The problem with humanism is that it means many things to many people. It seems like different organizations agree on different sets of principles for their humanism, which is THEIR hedonic covenant, the rules that THEY have chosen for their organizations. EP says that people will do that, that that is natural morality: an agreement between people. Whatever manifestos people write for their organization is THEIR manifesto, their agreement. The evaluation of the content of these manifestos is a huge task, well beyond the scope of what I can offer, I'm sure I'll agree or disagree with many points, but I'm not gonna lose my mind because a bunch of atheists agree on a set of principles, particularly when they do not claim to be Epicurean and have no reason to state their set of principles in Epicurean terms I'd rather participate in an organization that chooses Tenets I am okay with living with.
-
Wilson SHOULD HAVE used the method of evaluating what concrete advantages and disadvantages involve the concrete people affected by policies
But the only people capable of making this evaluation are the ones affected! Not Wilson, or you, or I.

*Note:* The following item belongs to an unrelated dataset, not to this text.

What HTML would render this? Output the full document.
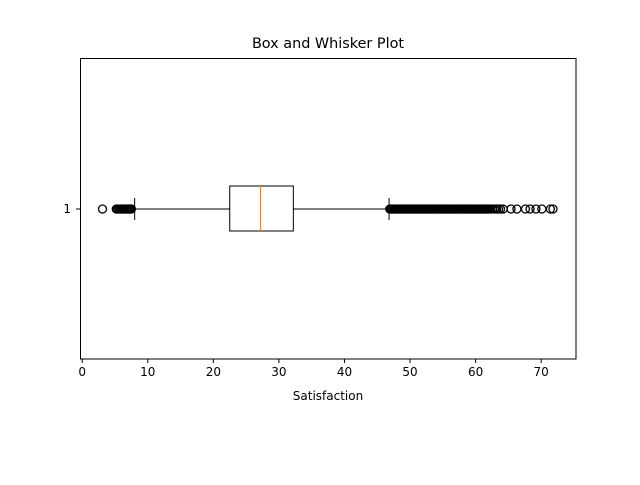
<!DOCTYPE html>
<html><head><meta charset="utf-8"><style>
body{margin:0;background:#fff;font-family:"Liberation Sans","DejaVu Sans",sans-serif;}
svg text{font-family:"DejaVu Sans","Liberation Sans",sans-serif;}
</style></head><body>
<svg id="chart" width="640" height="480" xmlns="http://www.w3.org/2000/svg">
<rect width="640" height="480" fill="#fff"/>
<text x="328" y="48" font-size="14.4" text-anchor="middle">Box and Whisker Plot</text>
<g id="plot"></g>
<rect x="80.5" y="58.5" width="495.5" height="300.5" fill="none" stroke="#000" stroke-width="1"/>
<text x="328" y="400" font-size="12" text-anchor="middle">Satisfaction</text>
</svg>
<script>
const xTicks=[0,10,20,30,40,50,60,70];
const stats={whiskerLow:8.0,q1:22.5,median:27.2,q3:32.2,whiskerHigh:46.8};
const outliersLow=[3.1,5.2,5.4,5.6,5.8,5.9,6.1,6.2,6.4,6.5,6.7,6.8,7.0,7.1,7.2,7.3,7.4,7.5];
const outliersHigh=[46.9,47.05,47.2,47.35,47.5,47.65,47.8,47.95,48.1,48.25,48.4,48.55,48.7,48.85,49.0,49.15,49.3,49.45,49.6,49.75,49.9,50.05,50.2,50.35,50.5,50.65,50.8,50.95,51.1,51.25,51.4,51.55,51.7,51.85,52.0,52.15,52.3,52.45,52.6,52.75,52.9,53.05,53.2,53.35,53.5,53.65,53.8,53.95,54.1,54.25,54.4,54.55,54.7,54.85,55.0,55.15,55.3,55.45,55.6,55.75,55.9,56.05,56.2,56.35,56.5,56.65,56.8,56.95,57.1,57.25,57.4,57.55,57.7,57.85,58.0,58.15,58.3,58.45,58.6,58.75,58.9,59.05,59.2,59.35,59.5,59.65,59.8,59.95,60.1,60.25,60.4,60.55,60.7,60.85,61.0,61.15,61.3,61.45,61.6,61.75,61.9,62.1,62.3,62.6,62.9,63.2,63.5,63.8,64.2,65.4,66.3,67.6,68.3,69.2,70.1,71.4,71.8];
const NS="http://www.w3.org/2000/svg";
const x=v=>82.2+v*6.557;
const yc=209, bottom=359;
const g=document.getElementById('plot');
function mk(t,a){const e=document.createElementNS(NS,t);for(const k in a)e.setAttribute(k,a[k]);g.appendChild(e);return e;}
xTicks.forEach(t=>{
 const l=mk('line',{x1:x(t),x2:x(t),y1:bottom,y2:bottom+4,stroke:'#000'});
 
 
 const tx=mk('text',{x:x(t),y:bottom+17,'font-size':12,'text-anchor':'middle'});tx.textContent=t;
 
 
});
const yt=mk('line',{x1:76,x2:80,y1:yc,y2:yc,stroke:'#000'});


const ytl=mk('text',{x:71,y:yc+4,'font-size':12,'text-anchor':'end'});ytl.textContent='1';


const w1=mk('line',{x1:x(stats.whiskerLow),x2:x(stats.q1),y1:yc,y2:yc,stroke:'#000'});


const w2=mk('line',{x1:x(stats.q3),x2:x(stats.whiskerHigh),y1:yc,y2:yc,stroke:'#000'});


const c1=mk('line',{x1:x(stats.whiskerLow),x2:x(stats.whiskerLow),y1:yc-11,y2:yc+11,stroke:'#000'});


const c2=mk('line',{x1:x(stats.whiskerHigh),x2:x(stats.whiskerHigh),y1:yc-11,y2:yc+11,stroke:'#000'});


const box=mk('rect',{x:x(stats.q1),y:yc-23,width:x(stats.q3)-x(stats.q1),height:45,fill:'none',stroke:'#000'});


const med=mk('line',{x1:x(stats.median),x2:x(stats.median),y1:yc-23,y2:yc+22,stroke:'#ff7f0e','stroke-width':1.2});


outliersLow.concat(outliersHigh).forEach(v=>{
 const c=mk('circle',{cx:x(v),cy:yc,r:4,fill:'none',stroke:'#000','stroke-width':1.3});
 
 
});
</script>
</body></html>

And even the people affected can only make the evaluation for themselves, not on behalf of others.
I do think there are things that can be said, from an Epicurean perspective, with respect to various policies, and I approve of your intention to work in that direction. But what I have seen so far of your method completely ignores that fact that pleasure is subjective. If you don't keep that firmly in mind, then IMO you are departing from Epicurean philosophy rather than extending and applying it.
-
I do think there are things that can be said, from an Epicurean perspective, with respect to various policies, and I approve of your intention to work in that direction. But what I have seen so far of your method completely ignores that fact that pleasure is subjective. If you don't keep that firmly in mind, then IMO you are departing from Epicurean philosophy rather than extending and applying it.
Hi Todd (I don’t think i know you)
I shared the hermarchus example elsewhere and am curious to know what you think about it because the scholarchs, it seems, would have wanted us to apply these Doctrines in real life situations and under diverse conditions rather than be armchair philosophers.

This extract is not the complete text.